Young has one year remaining on his Old Trafford contract, and it seems unfathomable that his six-year stay will be extended beyond the summer of 2018. There is an argument that he offers experience as one of the club’s longest-serving players, but they already have one well-paid mascot in Michael Carrick, and a number of players who have been there longer. A muscle injury has sidelined Young since the end of last season, but only the most eternal optimist would point to that as the reason he has played as much – or rather as little – football as the club captain this season.

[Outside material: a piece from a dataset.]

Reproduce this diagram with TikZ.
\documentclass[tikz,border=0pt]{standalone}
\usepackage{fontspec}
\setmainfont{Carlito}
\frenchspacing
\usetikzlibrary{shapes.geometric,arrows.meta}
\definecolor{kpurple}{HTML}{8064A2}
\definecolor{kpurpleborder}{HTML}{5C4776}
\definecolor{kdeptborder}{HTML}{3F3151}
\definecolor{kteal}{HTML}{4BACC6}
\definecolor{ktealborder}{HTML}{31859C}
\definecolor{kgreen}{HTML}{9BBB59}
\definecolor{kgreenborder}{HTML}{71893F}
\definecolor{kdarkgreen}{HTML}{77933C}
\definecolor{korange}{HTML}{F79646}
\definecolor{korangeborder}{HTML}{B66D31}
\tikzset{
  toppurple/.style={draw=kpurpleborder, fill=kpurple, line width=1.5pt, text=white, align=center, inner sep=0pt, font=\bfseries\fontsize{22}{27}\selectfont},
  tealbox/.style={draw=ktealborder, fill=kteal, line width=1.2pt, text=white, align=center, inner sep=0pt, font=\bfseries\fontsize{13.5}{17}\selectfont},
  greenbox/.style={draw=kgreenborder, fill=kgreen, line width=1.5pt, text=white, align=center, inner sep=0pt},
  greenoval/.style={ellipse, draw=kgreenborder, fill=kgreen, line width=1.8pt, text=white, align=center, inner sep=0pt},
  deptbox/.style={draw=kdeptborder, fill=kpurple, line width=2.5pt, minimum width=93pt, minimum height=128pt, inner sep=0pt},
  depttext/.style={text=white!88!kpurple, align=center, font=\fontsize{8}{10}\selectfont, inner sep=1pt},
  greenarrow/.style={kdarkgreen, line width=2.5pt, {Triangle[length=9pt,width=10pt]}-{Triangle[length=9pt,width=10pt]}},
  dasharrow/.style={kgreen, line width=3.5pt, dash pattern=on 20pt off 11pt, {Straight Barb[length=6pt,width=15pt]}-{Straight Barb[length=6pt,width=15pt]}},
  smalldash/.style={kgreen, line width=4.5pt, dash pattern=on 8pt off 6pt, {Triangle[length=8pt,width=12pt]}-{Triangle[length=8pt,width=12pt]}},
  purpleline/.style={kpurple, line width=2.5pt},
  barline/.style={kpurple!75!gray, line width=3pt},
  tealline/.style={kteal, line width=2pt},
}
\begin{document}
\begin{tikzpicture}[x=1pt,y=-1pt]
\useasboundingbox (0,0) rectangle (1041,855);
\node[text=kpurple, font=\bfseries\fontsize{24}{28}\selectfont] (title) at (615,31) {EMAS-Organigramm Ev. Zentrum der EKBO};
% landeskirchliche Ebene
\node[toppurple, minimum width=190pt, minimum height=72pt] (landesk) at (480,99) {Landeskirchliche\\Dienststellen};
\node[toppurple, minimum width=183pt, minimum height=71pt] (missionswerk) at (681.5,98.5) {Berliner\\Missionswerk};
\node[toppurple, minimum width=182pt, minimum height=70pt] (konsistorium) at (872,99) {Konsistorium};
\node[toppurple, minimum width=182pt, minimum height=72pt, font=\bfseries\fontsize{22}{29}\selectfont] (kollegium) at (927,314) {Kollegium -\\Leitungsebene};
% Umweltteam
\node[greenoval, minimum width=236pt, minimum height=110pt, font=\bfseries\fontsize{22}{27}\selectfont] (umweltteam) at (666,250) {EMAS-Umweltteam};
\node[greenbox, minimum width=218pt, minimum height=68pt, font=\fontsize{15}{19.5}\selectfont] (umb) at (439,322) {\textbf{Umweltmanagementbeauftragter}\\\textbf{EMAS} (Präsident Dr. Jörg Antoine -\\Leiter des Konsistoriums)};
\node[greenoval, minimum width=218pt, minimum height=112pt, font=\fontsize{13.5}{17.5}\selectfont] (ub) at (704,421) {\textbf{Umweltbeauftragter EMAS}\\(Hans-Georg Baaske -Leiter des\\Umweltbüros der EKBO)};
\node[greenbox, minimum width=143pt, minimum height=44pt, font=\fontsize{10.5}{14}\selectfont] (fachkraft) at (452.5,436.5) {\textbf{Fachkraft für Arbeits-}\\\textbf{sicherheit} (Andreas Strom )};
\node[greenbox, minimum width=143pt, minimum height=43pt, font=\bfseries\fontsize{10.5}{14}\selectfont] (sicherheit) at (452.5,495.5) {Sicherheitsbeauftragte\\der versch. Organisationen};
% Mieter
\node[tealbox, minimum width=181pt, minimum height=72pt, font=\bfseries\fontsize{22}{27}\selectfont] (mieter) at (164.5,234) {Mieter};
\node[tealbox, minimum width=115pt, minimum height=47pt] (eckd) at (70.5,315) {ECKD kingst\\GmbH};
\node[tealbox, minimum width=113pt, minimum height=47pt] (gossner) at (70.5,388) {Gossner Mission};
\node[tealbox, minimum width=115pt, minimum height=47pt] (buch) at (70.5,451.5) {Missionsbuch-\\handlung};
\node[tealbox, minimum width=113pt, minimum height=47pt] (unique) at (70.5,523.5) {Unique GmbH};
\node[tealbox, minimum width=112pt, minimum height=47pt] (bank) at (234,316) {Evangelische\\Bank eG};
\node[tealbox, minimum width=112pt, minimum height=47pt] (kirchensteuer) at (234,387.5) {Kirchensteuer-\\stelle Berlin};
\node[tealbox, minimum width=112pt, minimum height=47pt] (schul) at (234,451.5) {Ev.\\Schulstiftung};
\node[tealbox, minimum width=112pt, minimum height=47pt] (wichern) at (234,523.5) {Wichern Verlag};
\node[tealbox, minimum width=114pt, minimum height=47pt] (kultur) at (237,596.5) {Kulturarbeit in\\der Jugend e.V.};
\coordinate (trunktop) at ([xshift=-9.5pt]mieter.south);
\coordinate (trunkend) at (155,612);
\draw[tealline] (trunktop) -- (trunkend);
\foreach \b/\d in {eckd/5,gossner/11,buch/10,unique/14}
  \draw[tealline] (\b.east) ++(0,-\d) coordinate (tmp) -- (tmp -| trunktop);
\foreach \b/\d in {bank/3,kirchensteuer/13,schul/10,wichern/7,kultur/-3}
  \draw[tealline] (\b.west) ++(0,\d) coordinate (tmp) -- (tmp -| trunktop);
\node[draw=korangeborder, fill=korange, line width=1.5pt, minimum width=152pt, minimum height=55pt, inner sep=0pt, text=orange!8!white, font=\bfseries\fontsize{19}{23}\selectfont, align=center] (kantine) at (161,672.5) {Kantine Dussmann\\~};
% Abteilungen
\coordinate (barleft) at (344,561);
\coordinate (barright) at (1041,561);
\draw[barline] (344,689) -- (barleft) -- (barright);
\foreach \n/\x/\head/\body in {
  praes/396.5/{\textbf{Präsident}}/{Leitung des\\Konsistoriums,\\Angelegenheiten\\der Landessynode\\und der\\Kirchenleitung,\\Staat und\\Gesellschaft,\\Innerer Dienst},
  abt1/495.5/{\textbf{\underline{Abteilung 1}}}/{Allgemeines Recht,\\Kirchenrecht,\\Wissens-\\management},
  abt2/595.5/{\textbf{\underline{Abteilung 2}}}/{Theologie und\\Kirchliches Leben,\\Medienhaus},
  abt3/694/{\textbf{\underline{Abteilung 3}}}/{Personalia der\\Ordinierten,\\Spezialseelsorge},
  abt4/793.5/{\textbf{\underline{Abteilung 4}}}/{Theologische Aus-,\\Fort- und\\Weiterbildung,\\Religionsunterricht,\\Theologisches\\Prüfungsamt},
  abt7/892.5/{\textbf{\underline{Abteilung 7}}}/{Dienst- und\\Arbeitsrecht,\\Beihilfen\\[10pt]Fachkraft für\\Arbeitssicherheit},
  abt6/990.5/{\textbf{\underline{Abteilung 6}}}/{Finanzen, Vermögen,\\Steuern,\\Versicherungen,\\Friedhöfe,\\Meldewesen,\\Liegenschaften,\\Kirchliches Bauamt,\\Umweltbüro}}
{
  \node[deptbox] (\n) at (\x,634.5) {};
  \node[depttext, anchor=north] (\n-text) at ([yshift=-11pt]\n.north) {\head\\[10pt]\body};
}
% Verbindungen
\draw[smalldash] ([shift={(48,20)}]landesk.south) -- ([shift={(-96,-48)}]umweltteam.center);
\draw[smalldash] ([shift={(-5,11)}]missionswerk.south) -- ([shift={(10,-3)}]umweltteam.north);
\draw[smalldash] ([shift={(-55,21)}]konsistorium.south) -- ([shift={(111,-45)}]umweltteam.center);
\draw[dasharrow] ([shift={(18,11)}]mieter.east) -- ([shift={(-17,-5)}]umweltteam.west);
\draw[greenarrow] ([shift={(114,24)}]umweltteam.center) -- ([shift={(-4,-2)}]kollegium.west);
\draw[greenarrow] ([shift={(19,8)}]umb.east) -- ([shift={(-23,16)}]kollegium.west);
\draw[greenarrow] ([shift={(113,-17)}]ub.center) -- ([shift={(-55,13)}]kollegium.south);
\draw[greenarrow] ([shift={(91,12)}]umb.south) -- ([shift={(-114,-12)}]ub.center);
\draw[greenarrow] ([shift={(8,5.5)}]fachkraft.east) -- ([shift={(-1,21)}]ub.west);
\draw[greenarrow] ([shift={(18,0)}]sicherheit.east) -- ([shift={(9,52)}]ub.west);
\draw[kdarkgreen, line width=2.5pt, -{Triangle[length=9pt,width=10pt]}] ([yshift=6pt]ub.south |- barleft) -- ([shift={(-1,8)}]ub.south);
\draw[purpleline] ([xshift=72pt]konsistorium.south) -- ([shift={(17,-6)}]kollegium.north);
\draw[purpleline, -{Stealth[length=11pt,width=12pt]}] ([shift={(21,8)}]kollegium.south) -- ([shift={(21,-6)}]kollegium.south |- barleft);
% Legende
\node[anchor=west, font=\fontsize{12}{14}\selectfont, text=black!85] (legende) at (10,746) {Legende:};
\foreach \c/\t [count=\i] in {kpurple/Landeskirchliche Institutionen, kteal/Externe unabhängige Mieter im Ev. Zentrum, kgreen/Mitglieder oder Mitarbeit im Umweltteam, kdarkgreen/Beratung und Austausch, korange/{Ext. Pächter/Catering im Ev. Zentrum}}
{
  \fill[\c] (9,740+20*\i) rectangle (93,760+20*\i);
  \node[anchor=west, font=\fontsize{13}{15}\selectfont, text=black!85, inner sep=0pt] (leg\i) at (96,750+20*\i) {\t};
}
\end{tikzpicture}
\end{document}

Having only turned 32 in July, Young still has plenty to offer a side in the lower reaches of the Premier League. The temptation to stay in a position of comfort and potentially add more trophies to his collection is admittedly difficult to reject, but the winger could have been a regular fixture elsewhere. Everton, West Ham, Swansea and Watford were all linked with the erstwhile England international in the summer, but some prefer the shade of the bench to the limelight of first-team football.
Of our list of ten English players who need a transfer, published in June, only four left their clubs, and just two on a permanent basis. Calum Chambers and Fabian Delph were two of those who chose who stick around, but Wilshere was the most surprising.
Wenger took the most difficult step last season, sending the troublesome Wilshere to boarding school in Bournemouth. Disappointing grades on the south coast led to a lack of interest from elsewhere, but somehow the midfielder is back to square one at Arsenal.
“I want him to have a chance to play somewhere,” Wenger said in August, but if those opportunities eventually dried up when in competition with Dan Gosling and Andrew Surman, they will be even harder to come by in north London.
At the very least, Ross Barkley has offered an explanation for his choice not to leave Everton. ‘I simply decided that due to my injury, it would be best to make a decision on my future and assess all my options in January when fully fit,’ he posted on Twitter.
The social media sages did not take long to pounce. ‘That’s like postponing your wedding for 4 months because you have a cold,’ one noted. ‘While you look for a better wife haha,’ another added in response.
It does feel as though Barkley has simply delayed the inevitable in staying. Burning Goodison Park bridges only postpones his journey south. New Year, new Ross, new club.